The same is happening in Alberta. We’ve enjoyed the fruit of our labours for decades. Farmers, resource developers, builders, community groups, and service agencies have weathered the seasons and difficult conditions. Countless men and women have worked in bitter cold and under blazing heat to help this province grow. There is resilience here. But it just takes one misguided government to step too far into the orchard to put a halt to it all.
All too often those who make decisions on our behalf are forgetful, taking growth for granted. They shop in the produce aisle, taking their bags of apples, blissfully unaware that ‘harvest’ they are enjoying is the work of others. It is the result of a finely-tuned network of people who worked together, in just the right conditions, to grow something extraordinary. Governments can forget and get lulled into the belief that industry and prosperity are a given in our province. They’re not.
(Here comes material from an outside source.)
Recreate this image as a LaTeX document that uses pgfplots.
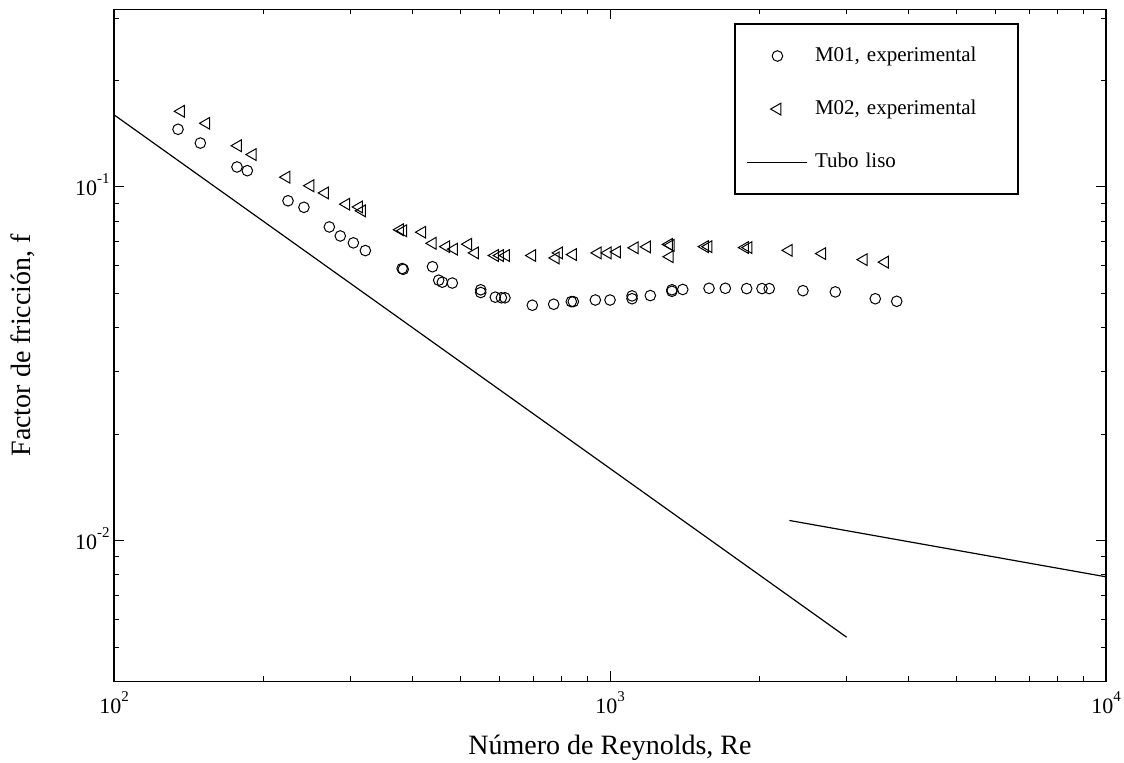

Governments who are absolute in their ideology, self-righteous in their orientation, dismissive in their dialogue, and inattentive in their execution become forgetful. They stack the deck against prosperity and growth. They see the giving tree of Alberta and industry as an entitlement to exploit, not a resource to celebrate, nurture, and share. Free enterprise, that bedrock Alberta virtue, can withstand a lot. But an untimely or sustained effort to halt growth can do damage. It has and they have.
Take, for example, the new municipal planning framework in the Calgary region. New policies are getting tighter, with centralized planning restricting the organic, market driven, exciting growth that has made our cities and towns so successful. In the past, towns, counties, and cities created free enterprise policies that made conditions favourable to new innovative developments. From trendy downtown boutique communities, to thriving shopping districts, and industry that employs thousands, each municipality has found ways to attract and retain business. This organic growth, driven by entrepreneurial Albertans and welcoming municipalities has produced some of our most beloved business assets.
But this, too, is under threat. The Calgary Metropolitan Regional Board is ensuring that there is less competition. They want uniformity of housing product in the Calgary region, and reduction of alternatives to where business can locate. They do not trust Albertan entrepreneurs driven by the marketplace to design and build amazing communities and business districts, as they have done for generations. Instead, they will approve what we can build, how our homes should look, and what tire shop goes where.
This top-down bureaucratic approach to growth is not what made Alberta an amazing province, and it’s strangling our prosperity. Massive red tape, broken policies, intrusive legislation, and planning from above take a toll. Instead of producing fruit, industry will have to wait out this season. Worse yet, capital is fleeing the region for friendlier marketplaces like the United States.
Perhaps government needs a more heuristic form of education. Sadly, it will not be our rotund governments that lose out from a missed season of productive growth, but our committed Albertan families, the thinning services we’ve worked hard to create, and the people who drive our province forward – they will come up empty handed when the time comes to harvest.
But the Alberta story isn’t over. We’ll take our education, learn from this mistake, and step into our next season with new ambition. If governments return to the fundamentals of free enterprise, optimistic risk-taking, bold innovation, and care for the province we love, we will enjoy that elusive Alberta Advantage again.